Sadly, it was the latter. Emanuel died on May 3, 1860, of heart disease, according to the US Federal Census Mortality Schedule. The Philadelphia death certificate identifies his father as Joseph Jacobs residing at 150 South Street, so this is definitely the right child since that is where the Jacobs family was living in 1860. The certificate also says that Emanuel had been in Philadelphia for 2 and 2/3 years, meaning since sometime in 1857 (which seems incorrect unless they lived elsewhere between 1853 and 1857), and although I cannot decipher the age very well, I think it says he was 8+ years, meaning he was born sometime either in 1851 or 1852, which would explain why he was not on the 1851 census, but was on the 1853 manifest. Apparently, the second Emanuel, born in 1866, was named for the deceased older brother.

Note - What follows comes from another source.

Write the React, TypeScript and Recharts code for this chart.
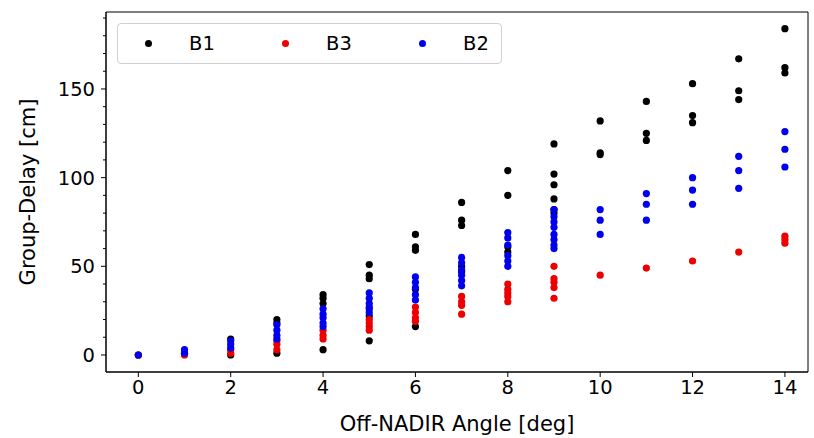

That does not explain where Frances was, however, when the rest of the family was sailing to Philadelphia.
In 1860 Joseph Jacobs and his family lived at 150 South Street in Philadelphia, not more than a few houses from my great-grandparents who lived at 136 South Street. He was in business with his brother-in-law, Jacob Cohen, my great-great-grandfather. Although I will track what happened to Joseph and to Lazarus after 1860 as well as research Joseph, Sarah, and Lazarus’ parents in England, for now I will return to the Cohen family and finish their story before returning to my newly discovered family line, the Jacobs. The tree just keeps on growing.